Four Seasons Concerts pulls out all the stops in Oakland's Calvin Simmons Theater Saturday night by pairing two of their favorite pianists, Leon Bates and Jeanne Stark-Iochmans. In addition to Bates playing Beethoven's Sonata No. 18 in E Flat Major and Stark-Iochmans delivering potentially ravishing accounts of six pieces by Debussy, the two will join percussionists Ward Spangler and Tyler Mack for Bartók's rarely heard Sonata for Two Pianos and Percussion. $25-$35, 7:30 p.m. 510-601-7919. (Jason Victor Serinus)

LATIN POETS

Celebrating Chile's Nobel Prize-winning poet Pablo Neruda, the Latin American band Quijerema performs Friday night at La Peña Cultural Center. The concert features Latin folk-jazz music from Quijerema's new CD, Tinta Verde (Green Ink), that was used in the new documentary Pablo Neruda Presente! Portions of the film will be screened, along with a recitation of Neruda's poems. And then the music: Chilean singer-instrumentalist Quique Cruz (known for his work with such stars as Sting and Jackson Browne) leads Quijerema with bassist Jeremy Allen and Venezuela's María Fernanda Acuña on percussion, joined on Friday by violinist Morgan Fichter, pianist Jose Alejandro Sabre, and saxophonist David Barrows. $10-$15, 8:30 p.m. 510-849-2568 or www.lapena.org (Larry Kelp)

LATIN CONGAS

This Sunday at the Calvin Simmons Theater in Oakland, the Conga Kings make their Bay Area debut.
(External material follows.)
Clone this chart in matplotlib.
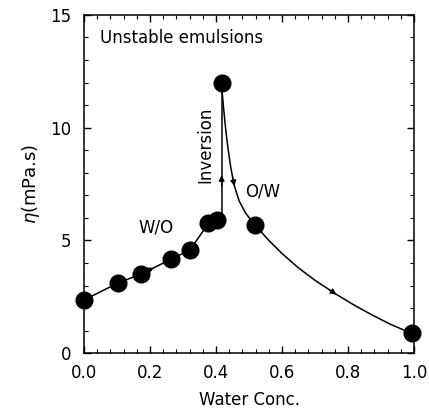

Carlos "Patato" Valdes and Candido Camero are old-school conga drummers from Havana, now in their eighties, who followed the legendary Chano Pozo in Latin jazz after his untimely death in a Harlem bar in 1948. Their recording and performance output as sidemen with Dizzy Gillespie, Erroll Garner, Herbie Mann, and Tony Bennett as well as their skill as bandleaders is phenomenal. Joining them is Giovanni Hidalgo, the heir apparent to their crown. Opening is the excellent bomba y plena Puerto Rican ensemble Plena Libre. 7 p.m. 415-776-1999. (Jesse "Chuy" Varela)

GOSPEL FROM DA MOTHERLAND

Kimball's East isn't generally known as a hot spot for worldbeat, but its current "African Sounds" series might just change that perception. Since debuting last spring, the series has presented an engaging lineup of emerging and established African musicians, and this Thursday's show is no exception. The Vukani Mawethu Choir, which was founded eighteen years ago in South Africa at the height of the anti-apartheid movement, will be celebrating its new CD, Ukuthela, Zulu for "peace." Also appearing are E.W. Wainwright and the African Roots of Jazz, Thilivhali Tshivhase and Lutsinga, Freedom Song Network, and the Palm Wine Boys. Be sure to check out the merch booth, which has a limited number of ballots from the historic 1994 election that ushered in Nelson Mandela. 510-658-2555 (E.K.A.)

SHAKESPEAREAN BALLET

When it comes to classic dance, you can't get much closer to the source than Russia's Bolshoi Ballet and Orchestra. Both fill Berkeley's Zellerbach Hall for most of the week. Though tonight's gala costs a bundle, Thursday features a radical staging of Prokofiev's classic Romeo and Juliet, updated by Declan Donnellan and Radu Poklitaru. Friday through Sunday bring Yuri Grigorivich's re-creation of Marius Petipa's classic Raymonda. $48-$110; Thurs. and Fri. 8 p.m., Saturday 2 p.m. and 8 p.m., Sunday 3 p.m. 510-642-9988. (J.V.S.)